→ EXERCISE BRIEF
Copy out the listing that follows exactly, dropping every picture.

→ DATASET SECTION

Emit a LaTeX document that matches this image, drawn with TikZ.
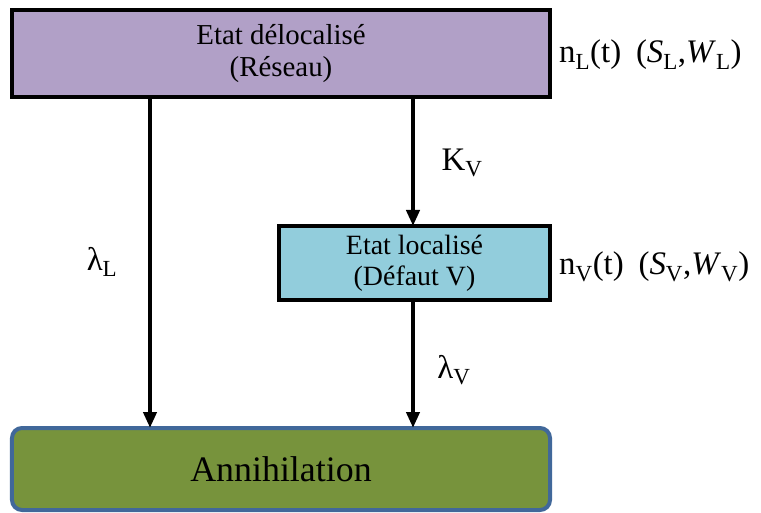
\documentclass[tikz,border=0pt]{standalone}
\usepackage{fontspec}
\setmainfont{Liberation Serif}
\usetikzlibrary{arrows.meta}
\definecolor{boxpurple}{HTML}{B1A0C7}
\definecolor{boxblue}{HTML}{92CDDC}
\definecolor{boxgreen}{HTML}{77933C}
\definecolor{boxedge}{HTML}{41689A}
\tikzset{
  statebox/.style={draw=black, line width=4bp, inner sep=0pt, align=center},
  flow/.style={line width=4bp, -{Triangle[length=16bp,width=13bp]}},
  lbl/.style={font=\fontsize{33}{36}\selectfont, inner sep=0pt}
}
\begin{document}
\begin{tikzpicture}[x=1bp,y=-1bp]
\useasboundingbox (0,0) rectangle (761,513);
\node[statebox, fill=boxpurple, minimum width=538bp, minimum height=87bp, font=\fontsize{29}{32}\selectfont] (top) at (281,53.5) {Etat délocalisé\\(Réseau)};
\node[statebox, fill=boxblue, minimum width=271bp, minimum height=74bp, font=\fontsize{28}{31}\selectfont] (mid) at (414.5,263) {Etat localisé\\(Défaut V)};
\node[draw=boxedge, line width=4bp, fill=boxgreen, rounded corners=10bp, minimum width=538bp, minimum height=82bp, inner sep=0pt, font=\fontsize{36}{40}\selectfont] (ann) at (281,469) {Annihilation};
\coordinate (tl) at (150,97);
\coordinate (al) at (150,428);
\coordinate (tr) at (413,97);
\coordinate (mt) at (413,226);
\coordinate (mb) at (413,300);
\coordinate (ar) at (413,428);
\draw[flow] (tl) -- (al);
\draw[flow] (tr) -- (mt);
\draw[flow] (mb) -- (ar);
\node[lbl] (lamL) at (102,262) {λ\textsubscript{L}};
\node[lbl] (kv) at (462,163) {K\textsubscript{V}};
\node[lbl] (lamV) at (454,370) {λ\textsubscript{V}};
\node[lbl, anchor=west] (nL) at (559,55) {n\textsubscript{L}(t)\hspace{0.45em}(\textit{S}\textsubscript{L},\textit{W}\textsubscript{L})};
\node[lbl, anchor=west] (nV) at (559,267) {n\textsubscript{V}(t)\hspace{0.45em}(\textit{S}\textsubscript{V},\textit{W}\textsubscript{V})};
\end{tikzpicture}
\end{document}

→ THE ANSWER
Emit a LaTeX document that matches this image, drawn with TikZ.
\documentclass[tikz,border=0pt]{standalone}
\usepackage{fontspec}
\setmainfont{Liberation Serif}
\usetikzlibrary{arrows.meta}
\definecolor{boxpurple}{HTML}{B1A0C7}
\definecolor{boxblue}{HTML}{92CDDC}
\definecolor{boxgreen}{HTML}{77933C}
\definecolor{boxedge}{HTML}{41689A}
\tikzset{
  statebox/.style={draw=black, line width=4bp, inner sep=0pt, align=center},
  flow/.style={line width=4bp, -{Triangle[length=16bp,width=13bp]}},
  lbl/.style={font=\fontsize{33}{36}\selectfont, inner sep=0pt}
}
\begin{document}
\begin{tikzpicture}[x=1bp,y=-1bp]
\useasboundingbox (0,0) rectangle (761,513);
\node[statebox, fill=boxpurple, minimum width=538bp, minimum height=87bp, font=\fontsize{29}{32}\selectfont] (top) at (281,53.5) {Etat délocalisé\\(Réseau)};
\node[statebox, fill=boxblue, minimum width=271bp, minimum height=74bp, font=\fontsize{28}{31}\selectfont] (mid) at (414.5,263) {Etat localisé\\(Défaut V)};
\node[draw=boxedge, line width=4bp, fill=boxgreen, rounded corners=10bp, minimum width=538bp, minimum height=82bp, inner sep=0pt, font=\fontsize{36}{40}\selectfont] (ann) at (281,469) {Annihilation};
\coordinate (tl) at (150,97);
\coordinate (al) at (150,428);
\coordinate (tr) at (413,97);
\coordinate (mt) at (413,226);
\coordinate (mb) at (413,300);
\coordinate (ar) at (413,428);
\draw[flow] (tl) -- (al);
\draw[flow] (tr) -- (mt);
\draw[flow] (mb) -- (ar);
\node[lbl] (lamL) at (102,262) {λ\textsubscript{L}};
\node[lbl] (kv) at (462,163) {K\textsubscript{V}};
\node[lbl] (lamV) at (454,370) {λ\textsubscript{V}};
\node[lbl, anchor=west] (nL) at (559,55) {n\textsubscript{L}(t)\hspace{0.45em}(\textit{S}\textsubscript{L},\textit{W}\textsubscript{L})};
\node[lbl, anchor=west] (nV) at (559,267) {n\textsubscript{V}(t)\hspace{0.45em}(\textit{S}\textsubscript{V},\textit{W}\textsubscript{V})};
\end{tikzpicture}
\end{document}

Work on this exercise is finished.